In Databricks parlance, this is known as Time Travel. The feature lets you query the data as it was at a point in time in recent history.
Query Performance
You may be familiar with using partitioning to increase the performance of data retrieval from Parquet files. As delta tables are built on top of Parquet, they also get the benefits.
But they come with the added benefits of what’s known as z-ordering and data skipping.
Z-ordering is a feature that groups related information in the same set of files. If that sounds a bit like partitioning – well, it is.
But the key point about z-ordering is that it works really well with high-cardinality values e.g. increasing numeric IDs. Partitioning doesn’t cope well with high cardinality (you get the “lots of small files” problem).
By default, delta tables apply z-ordering to the first thirty-two columns of your table. You should bear that in mind when designing your data model.
Crucially, the delta tables also maintain hi/lo statistics on the z-order columns. This means that they track the max and min values at the file level.
These statistics allow filtered queries to take advantage of data skipping. The query processor can check the max/min values within a file to determine if its values fall outside of the filter. If they do, the file can be skipped.
This can save a lot of query processing overhead.
Caching For Performance
You may be thinking that Spark already has caching features. That’s true.
But delta tables come with a special cache known as the Delta Cache that can store copies for remote data locally on worker nodes.
I like the name Delta Cache because it’s so obvious. I hate the name Time Travel. It took me a while to realize that this was simply change tracking. But I digress…
Suppose you have queries that run repeatedly against the same result set. You can use the CACHE keyword to copy the result set to the Delta Cache. Subsequent queries will use the locally cached data instead of reaching out to the underlying Parquet fields.
Difference Between Tables And Delta Tables
I mentioned that Databricks tables are delta by default. But you can create other types of tables on the platform.
For example, you can create a table that is bound to data in an external system. This means that the table name is really a pointer to the external storage.
You can also create a table that specifically uses an alternative file format, such as JSON or Avro. The USING keyword after the CREATE TABLE syntax provides this functionality.
Here’s a statement that creates a CSV-format table based on an external directory.
CREATE TABLE agencies USING CSV LOCATION '/mnt/external/csv_file';
How to check if a table is delta or not
If you want to check if you’re dealing with a delta table or otherwise, you can use a Boolean indicator provided by the DeltaTable module.
DeltaTable.isDeltaTable(spark, "tmp/sales")
How To Create A Delta Table In Databricks
There are several ways to create a delta table. We’ll look at two:
- using PySpark
- Using SQL
Using PySpark and DataFrames
First, create your DataFrame. Here is some sample code:
columns = ["product", "orders"]
data = [("football", "529"), ("helmet", "293")]

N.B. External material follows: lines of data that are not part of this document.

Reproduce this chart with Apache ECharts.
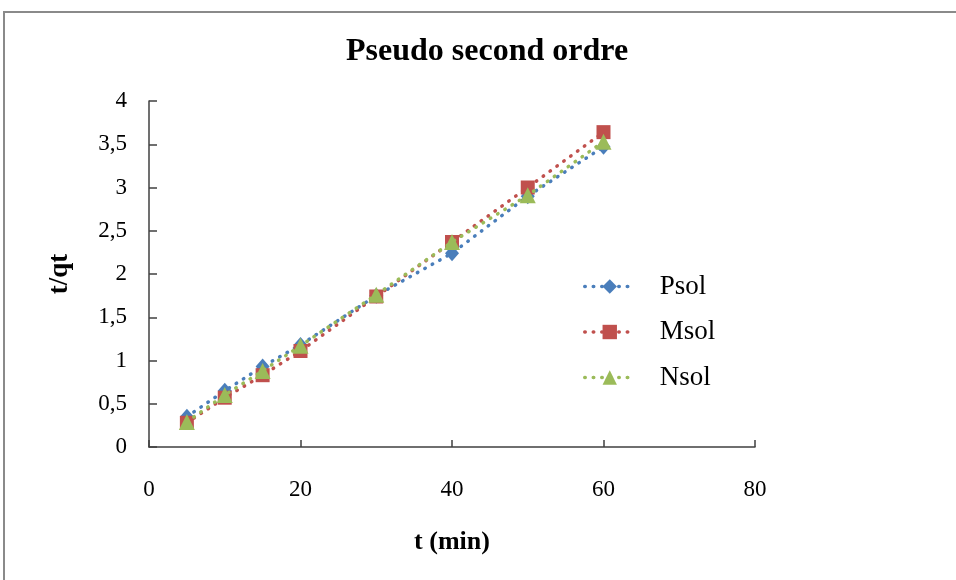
<!DOCTYPE html>
<html>
<head>
<meta charset="utf-8">
<script src="https://cdn.jsdelivr.net/npm/echarts@6/dist/echarts.min.js"></script>
<style>
  html, body { margin: 0; padding: 0; background: #fff; }
  #chart { width: 956px; height: 580px; }
</style>
</head>
<body>
<div id="chart"></div>
<script>
// Contact time (min)
const times = [5, 10, 15, 20, 30, 40, 50, 60];
// t/qt for each sorbent
const psol = [0.35, 0.65, 0.93, 1.18, 1.75, 2.24, 2.90, 3.47];
const msol = [0.28, 0.57, 0.83, 1.11, 1.74, 2.37, 3.00, 3.64];
const nsol = [0.29, 0.60, 0.88, 1.17, 1.76, 2.37, 2.91, 3.53];

const seriesNames = ['Psol', 'Msol', 'Nsol'];
const seriesColors = ['#4A7EBB', '#C0504D', '#9BBB59'];
const seriesSymbols = ['diamond', 'rect', 'triangle'];
const symbolSizes = [[14, 16], 14, 16];
const seriesValues = [psol, msol, nsol];

const serif = '"Liberation Serif", "Times New Roman", serif';
const dotted = { width: 3.5, type: [0.5, 8], cap: 'round' };

const series = seriesNames.map((name, i) => ({
  name: name,
  type: 'line',
  data: times.map((t, k) => [t, seriesValues[i][k]]),
  symbol: seriesSymbols[i],
  symbolSize: symbolSizes[i],
  itemStyle: { color: seriesColors[i] },
  lineStyle: Object.assign({ color: seriesColors[i] }, dotted),
  smooth: false,
  z: 2 + i
}));

const chart = echarts.init(document.getElementById('chart'), null, { renderer: 'canvas' });
chart.setOption({
  animation: false,
  backgroundColor: '#fff',
  graphic: [{
    type: 'rect',
    shape: { x: 4, y: 12, width: 1000, height: 1000 },
    style: { fill: 'none', stroke: '#8a8a8a', lineWidth: 2 },
    silent: true,
    z: -1
  }],
  title: {
    text: 'Pseudo second ordre',
    left: 341,
    top: 31,
    textStyle: { fontFamily: serif, fontWeight: 'bold', fontSize: 32, color: '#000' }
  },
  legend: {
    orient: 'vertical',
    left: 583,
    top: 273,
    padding: 0,
    itemWidth: 50,
    itemHeight: 18,
    itemGap: 18.5,
    data: seriesNames,
    lineStyle: dotted,
    textStyle: { fontFamily: serif, fontSize: 27, color: '#000', padding: [0, 0, 0, 20] }
  },
  grid: { left: 149, top: 101, right: 201, bottom: 133, containLabel: false },
  xAxis: {
    type: 'value',
    min: 0, max: 80, interval: 20,
    name: 't (min)',
    nameLocation: 'middle',
    nameGap: 82,
    nameTextStyle: { fontFamily: serif, fontWeight: 'bold', fontSize: 26, color: '#000' },
    axisLine: { lineStyle: { color: '#404040', width: 1.5 } },
    axisTick: { inside: true, length: 7, lineStyle: { color: '#404040', width: 1.5 } },
    axisLabel: { margin: 31, fontFamily: serif, fontSize: 23, color: '#000' },
    splitLine: { show: false }
  },
  yAxis: {
    type: 'value',
    min: 0, max: 4, interval: 0.5,
    name: 't/qt',
    nameLocation: 'middle',
    nameGap: 75,
    nameRotate: 90,
    nameTextStyle: { fontFamily: serif, fontWeight: 'bold', fontSize: 27, color: '#000' },
    axisLine: { show: true, lineStyle: { color: '#404040', width: 1.5 } },
    axisTick: { show: true, inside: true, length: 8, lineStyle: { color: '#404040', width: 1.5 } },
    axisLabel: {
      margin: 22, fontFamily: serif, fontSize: 23, color: '#000',
      formatter: v => String(v).replace('.', ',')
    },
    splitLine: { show: false }
  },
  series: series
});
</script>
</body>
</html>
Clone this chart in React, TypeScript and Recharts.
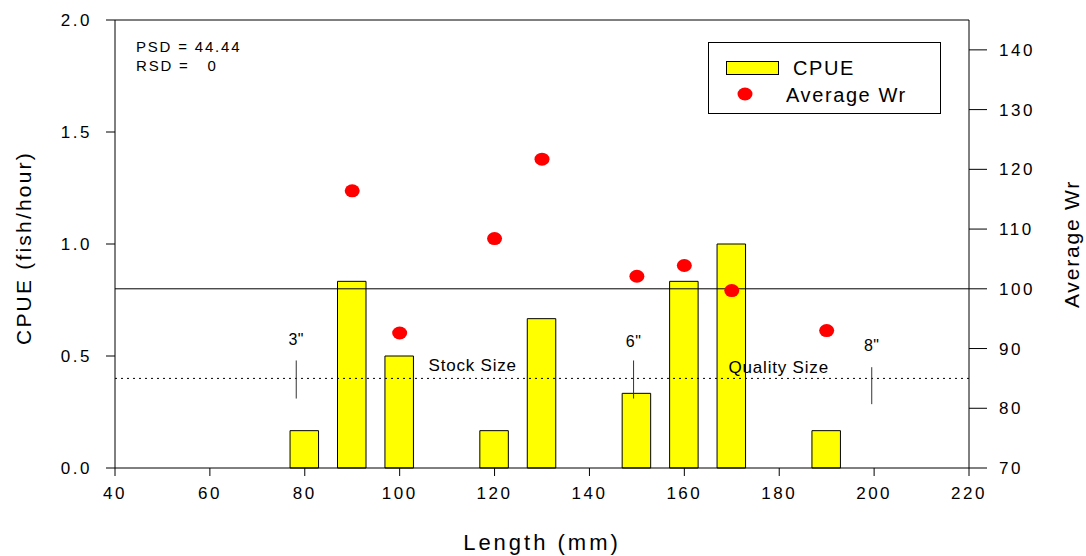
import React from 'react';
import {
  ComposedChart,
  Bar,
  Line,
  XAxis,
  YAxis,
  ReferenceLine,
  ReferenceDot,
  Legend,
} from 'recharts';

// Length classes (mm) with catch per unit effort and mean relative weight
const lengths = [80, 90, 100, 120, 130, 150, 160, 170, 190];
const cpueValues = [0.1667, 0.8333, 0.5, 0.1667, 0.6667, 0.3333, 0.8333, 1.0, 0.1667];
const wrValues: (number | null)[] = [null, 116.4, 92.6, 108.4, 121.7, 102.1, 103.9, 99.7, 93.0];

// Axis ticks
const lengthTicks = [40, 60, 80, 100, 120, 140, 160, 180, 200, 220];
const cpueTicks = [0, 0.5, 1.0, 1.5, 2.0];
const wrTicks = [70, 80, 90, 100, 110, 120, 130, 140];

// Inch markers along the length axis
const sizeMarkLabels = ['3"', '6"', '8"'];
const sizeMarkLengths = [78.2, 149.3, 199.5];
const sizeMarkTops = [0.48, 0.48, 0.45];
const sizeMarkBottoms = [0.31, 0.31, 0.285];
const sizeMarkLabelCpue = [0.575, 0.567, 0.547];

// Size category captions
const categoryLabels = ['Stock Size', 'Quality Size'];
const categoryLabelLengths = [115.4, 179.9];
const categoryLabelCpue = [0.46, 0.45];

// Reference levels
const stockLineCpue = 0.4;
const wrTarget = 100;

// Stock density indices
const indexLines = ['PSD = 44.44', 'RSD =   0'];

const data = lengths.map((length, i) => ({
  length,
  cpue: cpueValues[i],
  wr: wrValues[i],
}));

const FONT = '"Liberation Sans", Arial, Helvetica, sans-serif';
const AXIS_COLOR = '#000';
const BAR_FILL = '#ffff00';
const DOT_FILL = '#ff0000';

const tickStyle = { fontSize: 17, fill: '#000', fontFamily: FONT, letterSpacing: 2.5 };

const renderWrDot = (props: any) => {
  const { cx, cy, index, value } = props;
  if (value == null || !Number.isFinite(cx) || !Number.isFinite(cy)) {
    return <g key={`wr-${index}`} />;
  }
  return <ellipse key={`wr-${index}`} cx={cx} cy={cy} rx={7.5} ry={6.5} fill={DOT_FILL} />;
};

const renderLegend = (props: any) => {
  const payload: any[] = props.payload || [];
  const barEntry = payload.find((p) => p.dataKey === 'cpue');
  const dotEntry = payload.find((p) => p.dataKey === 'wr');
  const textStyle = { fontSize: 20, fontFamily: FONT, letterSpacing: 1.6, fill: '#000' };
  return (
    <svg width={233} height={72} style={{ display: 'block' }}>
      <rect x={0.5} y={0.5} width={232} height={71} fill="#fff" stroke="#000" strokeWidth={1} />
      {barEntry && (
        <g>
          <rect x={18.5} y={19.5} width={52} height={13} fill={BAR_FILL} stroke="#000" strokeWidth={1} />
          <text x={85} y={33} style={textStyle}>{barEntry.value}</text>
        </g>
      )}
      {dotEntry && (
        <g>
          <ellipse cx={37} cy={52} rx={7.5} ry={6.5} fill={DOT_FILL} />
          <text x={78} y={60} style={textStyle}>{dotEntry.value}</text>
        </g>
      )}
    </svg>
  );
};

const leftTitle = (props: any) => {
  const vb = props.viewBox || { x: 0, y: 0, width: 0, height: 0 };
  const x = vb.x + 30.5;
  const y = vb.y + vb.height / 2 + 4;
  return (
    <text
      x={x}
      y={y}
      transform={`rotate(-90 ${x} ${y})`}
      textAnchor="middle"
      style={{ fontSize: 21, fontFamily: FONT, letterSpacing: 2.2, fill: '#000' }}
    >
      CPUE (fish/hour)
    </text>
  );
};

const rightTitle = (props: any) => {
  const vb = props.viewBox || { x: 0, y: 0, width: 0, height: 0 };
  const x = vb.x + 110;
  const y = vb.y + vb.height / 2;
  return (
    <text
      x={x}
      y={y}
      transform={`rotate(-90 ${x} ${y})`}
      textAnchor="middle"
      style={{ fontSize: 21, fontFamily: FONT, letterSpacing: 1.8, fill: '#000' }}
    >
      Average Wr
    </text>
  );
};

export default function App() {
  return (
    <div style={{ position: 'absolute', left: 0, top: 0, width: 1086, height: 556, background: '#fff' }}>
      <ComposedChart
        width={1086}
        height={556}
        data={data}
        margin={{ top: 20, right: 0, bottom: 0, left: 0 }}
      >
        <XAxis
          dataKey="length"
          type="number"
          domain={[40, 220]}
          ticks={lengthTicks}
          interval={0}
          height={88}
          tickSize={8}
          tickMargin={11}
          axisLine={{ stroke: AXIS_COLOR }}
          tickLine={{ stroke: AXIS_COLOR }}
          tick={tickStyle}
          label={{
            value: 'Length (mm)',
            position: 'insideBottom',
            offset: 6,
            style: { fontSize: 22, fontFamily: FONT, letterSpacing: 3, fill: '#000' },
          }}
        />
        <YAxis
          yAxisId="left"
          orientation="left"
          domain={[0, 2]}
          ticks={cpueTicks}
          interval={0}
          width={115}
          tickSize={9}
          tickMargin={14}
          tickFormatter={(v: number) => v.toFixed(1)}
          axisLine={{ stroke: AXIS_COLOR }}
          tickLine={{ stroke: AXIS_COLOR }}
          tick={tickStyle}
          label={{ content: leftTitle }}
        />
        <YAxis
          yAxisId="right"
          orientation="right"
          domain={[70, 145]}
          ticks={wrTicks}
          interval={0}
          width={117}
          tickSize={18}
          tickMargin={12}
          axisLine={{ stroke: AXIS_COLOR }}
          tickLine={{ stroke: AXIS_COLOR }}
          tick={tickStyle}
          label={{ content: rightTitle }}
        />

        <Bar
          dataKey="cpue"
          name="CPUE"
          yAxisId="left"
          fill={BAR_FILL}
          stroke="#000"
          strokeWidth={1}
          barSize={28.5}
          isAnimationActive={false}
        />

        {/* frame top edge */}
        <ReferenceLine yAxisId="left" y={2} stroke={AXIS_COLOR} strokeWidth={1} />
        <ReferenceLine yAxisId="right" y={wrTarget} stroke="#000" strokeWidth={1} />
        <ReferenceLine yAxisId="left" y={stockLineCpue} stroke="#000" strokeWidth={1} strokeDasharray="2 4" />

        {sizeMarkLengths.map((len, i) => (
          <ReferenceLine
            key={`mark-${i}`}
            yAxisId="left"
            segment={[
              { x: len, y: sizeMarkBottoms[i] },
              { x: len, y: sizeMarkTops[i] },
            ]}
            stroke="#333"
            strokeWidth={1}
          />
        ))}

        <Line
          dataKey="wr"
          name="Average Wr"
          yAxisId="right"
          stroke={DOT_FILL}
          strokeWidth={0}
          connectNulls={false}
          dot={renderWrDot}
          activeDot={false}
          legendType="circle"
          isAnimationActive={false}
        />

        {sizeMarkLengths.map((len, i) => (
          <ReferenceDot
            key={`mark-label-${i}`}
            yAxisId="left"
            x={len}
            y={sizeMarkLabelCpue[i]}
            r={0}
            fill="none"
            stroke="none"
            label={{
              value: sizeMarkLabels[i],
              position: 'center',
              style: { fontSize: 16, fontFamily: FONT, letterSpacing: 0.5, fill: '#000' },
            }}
          />
        ))}

        {categoryLabels.map((text, i) => (
          <ReferenceDot
            key={`cat-${i}`}
            yAxisId="left"
            x={categoryLabelLengths[i]}
            y={categoryLabelCpue[i]}
            r={0}
            fill="none"
            stroke="none"
            label={{
              value: text,
              position: 'center',
              style: { fontSize: 17, fontFamily: FONT, letterSpacing: 0.8, fill: '#000' },
            }}
          />
        ))}

        <Legend
          layout="vertical"
          align="center"
          verticalAlign="middle"
          content={renderLegend}
          wrapperStyle={{ left: 708, top: 42, width: 233, height: 72 }}
        />
      </ComposedChart>

      <div
        style={{
          position: 'absolute',
          left: 136,
          top: 37.3,
          fontFamily: FONT,
          fontSize: 15,
          lineHeight: '19px',
          letterSpacing: 1.8,
          whiteSpace: 'pre',
          color: '#000',
        }}
      >
        {indexLines.map((line) => (
          <div key={line}>{line}</div>
        ))}
      </div>
    </div>
  );
}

rdd = spark.sparkContex.parallelize(data)
df = rdd.toDF(columns)
Now that you have your DataFrame, you can write it to a new delta table.
df.write.format("delta").saveAsTable("sales")
You can also use the df.write method to write a DataFrame created from reading data from a CSV file.
Using SQL
Let’s create our sales table using a SQL command and populate it with some data:
spark.sql(""CREATE TABLE sales (product STRING, orders INT) USING delta""")
spark.sql("""INSERT INTO sales VALUES ('football', '529'), ('helmet', '293')""")
Note that “USING delta” is optional as delta is the default file format.
Which should you use?
You may be wondering if you should use PySpark or SQL? You should use the language you’re most familiar with.
However, if you’re going to use PySpark, be aware that ANSI SQL is Databrick’s standard. There are some differences in the syntax and behavior between the two dialects.
How To Convert A Parquet File To A Delta Table
You could read the Parquet file into a DataFrame and save it back to the platform as a delta table (see the previous section). However, there’s a single-step process to do this transformation.
The DeltaTable.convertToDelta API lets you do this as an in-place operation.
Suppose you have a parquet file at “/tmp/sales1” that you want to convert to a delta table. Here is the code:
From delta.tables import *
tbl = DeltaTable.convertToDelta(spark, "parquet.tmp/sales1")
This operation adds transaction logs to the original Parquet file. That’s what turns it into a delta table!
How To Read A Delta Table
You can use the table name of the file path to read data from a delta table.
If you’re using SQL, then the select statement with the table name is the same as any other DBMS:
SELECT * FROM sales;
There’s a bit more to remember if you’re referencing a path. The syntax will look like this:
SELECT * FROM delta.'/tmp/sales';
If you’re using PySpark then this syntax will pull the data from the sales table into a DataFrame:
df = spark.read.table("sales")
How To Get The Path Of A Delta Table
Delta tables are stored as collection of files in cloud storage. If you’re not sure where a specific table is stored ,you can use the DESC FORMATTED command. Here’s an example:
spark.sql("DESC FORMATTED chicago.sales").show(truncate = false)
This outputs quite a lot of detail: scroll and look for the location description.